Les Talens Lyriques’ t@lenschool (France)

t@lenschool is three free-of-charge musical practice and listening apps for composing, conducting and playing the harpsichord. A ‘leap motion’ movement sensing camera is used to promote an entertaining and lively approach to teaching. Each pupil takes part in an artistic experience, becoming a contributor to the production of music. This novel project is under way in Balzac junior high school (17th Arrondissement of Paris), with a hundred or so pupils and is aimed at children and adults with no musical training , and realised together with the musical ensemble Les Talens Lyriques, which was founded twenty-five years ago by the harpsichordist and orchestral conductor Christophe Rousset. The ensemble promotes a wide lyrical and instrumental repertoire ranging from early baroque to the dawn of romanticism, performing rare or unpublished works that are genuine missing links in the European musical heritage. Their musicological and editorial work is a priority for the ensemble.

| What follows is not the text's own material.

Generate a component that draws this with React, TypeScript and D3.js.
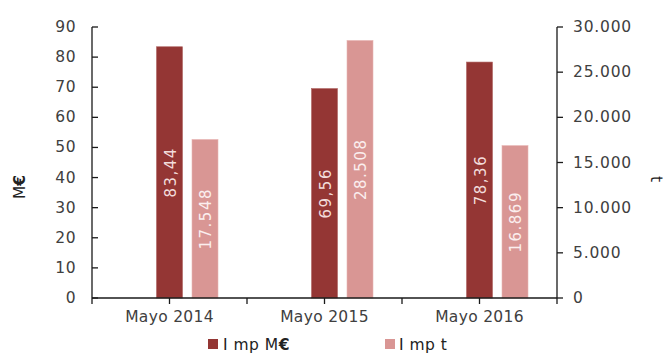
import React from "react";
import * as d3 from "d3";

const categories = ["Mayo 2014", "Mayo 2015", "Mayo 2016"];
const impM = [83.44, 69.56, 78.36];
const impT = [17548, 28508, 16869];
const leftTicks = [0, 10, 20, 30, 40, 50, 60, 70, 80, 90];
const rightTicks = [0, 5000, 10000, 15000, 20000, 25000, 30000];

const W = 664, H = 354;
const x0 = 92, x1 = 557, yTop = 27, yBot = 298;
const DARK = "#943634";
const LIGHT = "#d99694";
const TXT = "#404040";
const AX = "#1a1a1a";
const FONT = "'DejaVu Sans', sans-serif";

const fmtM = (v: number) => v.toFixed(2).replace(".", ",");
const fmtT = (v: number) => d3.format(",")(v).replace(/,/g, ".");

export default function App() {
  const yL = d3.scaleLinear().domain([0, 90]).range([yBot, yTop]);
  const yR = d3.scaleLinear().domain([0, 30000]).range([yBot, yTop]);
  const xb = d3.scaleBand().domain(categories).range([x0, x1]);
  const bw = xb.bandwidth();
  const barW = 26;
  const offLight = 35.5;
  const center = (c: string) => (xb(c) as number) + bw / 2;
  const halfTicks = d3.range(0, 7).map((i) => x0 + (i * bw) / 2);

  return (
    <svg width={W} height={H} style={{ position: "absolute", left: 0, top: 0 }} fontFamily={FONT}>
      <rect width={W} height={H} fill="#fff" />
      {categories.map((c, i) => {
        const cx = center(c);
        const yd = yL(impM[i]);
        const yl = yR(impT[i]);
        return (
          <g key={c}>
            <rect x={cx - barW / 2} y={yd} width={barW} height={yBot - yd} fill={DARK} stroke="#b06462" strokeWidth={0.6} />
            <rect x={cx + offLight - barW / 2} y={yl} width={barW} height={yBot - yl} fill={LIGHT} stroke="#e8b5b3" strokeWidth={0.6} />
            <text
              transform={`translate(${cx + 1},${(yd + yBot) / 2}) rotate(-90)`}
              textAnchor="middle"
              dominantBaseline="central"
              fill="#f2dcdb"
              fontSize={15}
              letterSpacing={1.5}
            >
              {fmtM(impM[i])}
            </text>
            <text
              transform={`translate(${cx + offLight + 1},${(yl + yBot) / 2}) rotate(-90)`}
              textAnchor="middle"
              dominantBaseline="central"
              fill="#fbeeee"
              fontSize={15}
              letterSpacing={1.5}
            >
              {fmtT(impT[i])}
            </text>
          </g>
        );
      })}
      <line x1={x0} x2={x0} y1={yTop} y2={yBot} stroke={AX} strokeWidth={1.3} />
      {leftTicks.map((t) => (
        <g key={"l" + t}>
          <line x1={x0} x2={x0 + 6} y1={yL(t)} y2={yL(t)} stroke={AX} strokeWidth={1.3} />
          <text x={76} y={yL(t)} textAnchor="end" dominantBaseline="central" fill={TXT} fontSize={15.5} letterSpacing={0.5}>
            {t}
          </text>
        </g>
      ))}
      <line x1={x1} x2={x1} y1={yTop} y2={yBot} stroke={AX} strokeWidth={1.3} />
      {rightTicks.map((t) => (
        <g key={"r" + t}>
          <line x1={x1} x2={x1 + 6} y1={yR(t)} y2={yR(t)} stroke={AX} strokeWidth={1.3} />
          <text x={573} y={yR(t)} textAnchor="start" dominantBaseline="central" fill={TXT} fontSize={15.5} letterSpacing={0.8}>
            {fmtT(t)}
          </text>
        </g>
      ))}
      <line x1={x0} x2={x1} y1={yBot} y2={yBot} stroke={AX} strokeWidth={1.3} />
      {halfTicks.map((x, i) => (
        <line key={"b" + i} x1={x} x2={x} y1={yBot} y2={yBot + 6} stroke={AX} strokeWidth={1.3} />
      ))}
      {categories.map((c) => (
        <text key={"c" + c} x={center(c)} y={317} textAnchor="middle" dominantBaseline="central" fill={TXT} fontSize={15.5} letterSpacing={0.3}>
          {c}
        </text>
      ))}
      <text transform={`translate(20,187) rotate(-90)`} textAnchor="middle" dominantBaseline="central" fill="#222" fontSize={15.5}>
        M<tspan fontWeight="bold">€</tspan>
      </text>
      <text transform={`translate(656,179) rotate(90)`} textAnchor="middle" dominantBaseline="central" fill="#222" fontSize={15.5}>
        t
      </text>
      <rect x={208} y={339} width={10} height={10} fill={DARK} />
      <text x={223} y={345} dominantBaseline="central" fill="#222" fontSize={15.5} letterSpacing={0.5}>
        I mp M<tspan fontWeight="bold">€</tspan>
      </text>
      <rect x={385} y={339} width={10} height={10} fill={LIGHT} />
      <text x={399} y={345} dominantBaseline="central" fill="#222" fontSize={15.5} letterSpacing={0.5}>
        I mp t
      </text>
    </svg>
  );
}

Toru Takemitsu Composition Award

Toru Takemitsu Composition Award (Japan)

The Toru Takemitsu Composition Award was established by the Tokyo Opera City Cultural Foundation, to realise the intension of the Foundation’s first artistic director, the late Toru Takemitsu; in order to inspire younger generations all over the world to contribute to the creation of new musical compositions. The unique selection system helps the creation and showcasing of innovative and original orchestral music. It reflects the distinctive perspective and vision of a single judge and there is no dilution of the aesthetic criteria for the selection of pieces. Since its start in 1997, the award selected unique judges including Tristan Murail (2010),Peter Eötvös (2014) and Kaija Saariaho (2015). Past winners have gone on to receive other awards including the Rome Award and Akutagawa Composition Award and their pieces have been performed by major orchestras. The paramount aim of this award is to foster the talented composers of next generations. Applications from all over the world ensure it is an important platform for the innovation of ‎orchestral music.